Aston Martin's F1 return drives new sponsor interest

Alan Baldwin
·3-min read
FILE PHOTO: An Aston Martin logo is pictured at the new factory in Saint Athan

By Alan Baldwin

LONDON (Reuters) - Aston Martin's return to Formula One as a constructor for the first time since 1960 has driven a surge of sponsor interest in the Silverstone-based team, according to principal Otmar Szafnauer.

Szafnauer said the arrival of Germany's four times world champion Sebastian Vettel from Ferrari was less of a factor than the allure and prestige of the British sportscar marque.

"They all want to be part of this journey that we’re on and for sure Aston Martin, the name and what we’re trying to do and what our future plans are, have attracted a lot of sponsors this year," Szafnauer told Reuters.

"I think becoming Aston Martin has attracted them and also the existing ones are happy we are taking the direction that we’re taking."

The team competed as Racing Point last year and Force India before that.

The string of announcements includes new title sponsors Cognizant and significant backers Sentinel One and Asahi's non-alcoholic beer brand Peroni Libera 0.0%.

A multi-year partnership with Nasdaq-listed software company NetApp was announced on Monday.

Mark Gallagher, who was marketing head at the team when they raced as Jordan in the 1990s, hailed the Cognizant deal on Twitter as "one of the most significant sponsorship deals in the post-tobacco era".

Asahi Europe and International CEO Paolo Lanzarotti said Peroni would have entered F1 a while ago if it was just about being associated with the sport.

"The Aston Martin entry was a critical decision for us.
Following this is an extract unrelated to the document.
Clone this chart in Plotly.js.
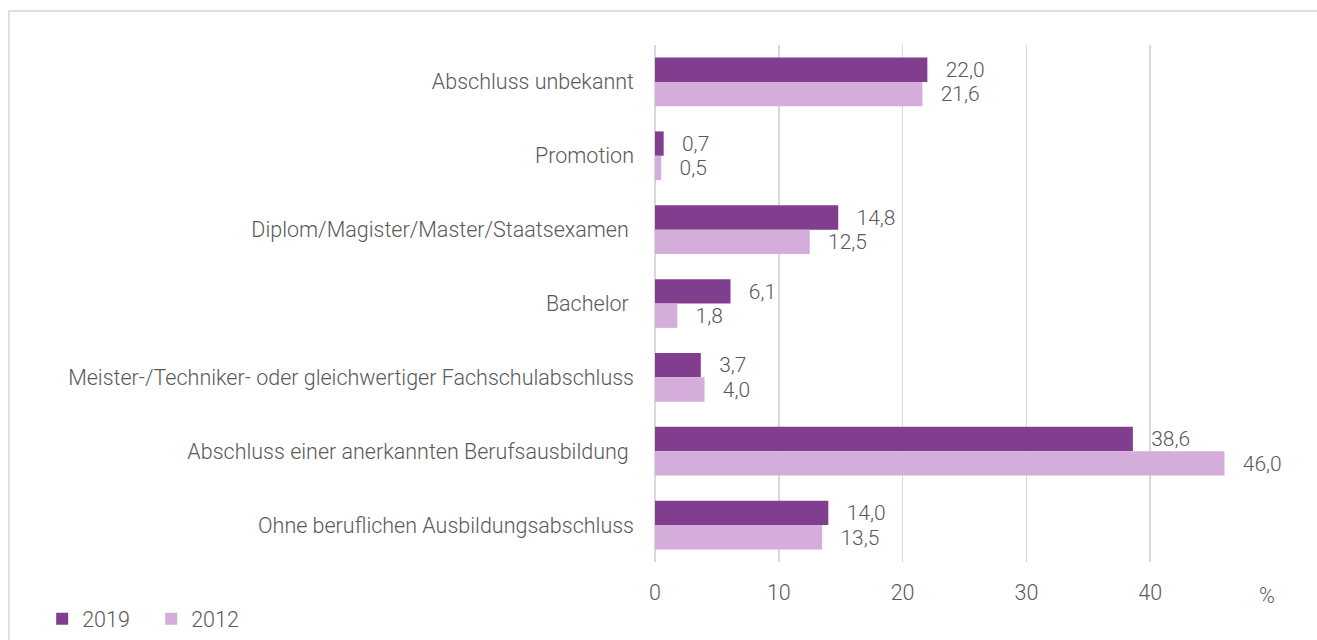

It is a phenomenal brand," he told Reuters. "The team composition obviously has an effect as well, but it goes team branding first for us."

Former title sponsors BWT are staying as are long-term backers of Canadian driver Lance Stroll, son of the team's billionaire owner Lawrence Stroll.

Szafnauer said those were now in a minority both in number and value, however.

The new arrivals represent welcome interest at a time when the COVID-19 pandemic has hit the revenues of both sport and teams, some of whom have struggled to attract new backers.

"Some of it is definitely (down to) Aston Martin and some of it is Lawrence -- the owner’s ambition," said Szafnauer. "So it’s got to be a combination of the two.

"I think (the signing of) Sebastian is secondary to that, its second order, but it does go to show our ambition."

Stroll is also executive chairman of Aston Martin, and a significant investor in the loss-making carmaker, which has close ties to champions Mercedes.

Racing Point finished fourth overall in 2020 and won in Bahrain with Mexican Sergio Perez, now at Red Bull.

"If we have a continuation of the year we had last year, being the third fastest car in most of the races, finishing on the podium multiple times, having a race win or even contesting for race wins, that’s a success for us," said Szafnauer.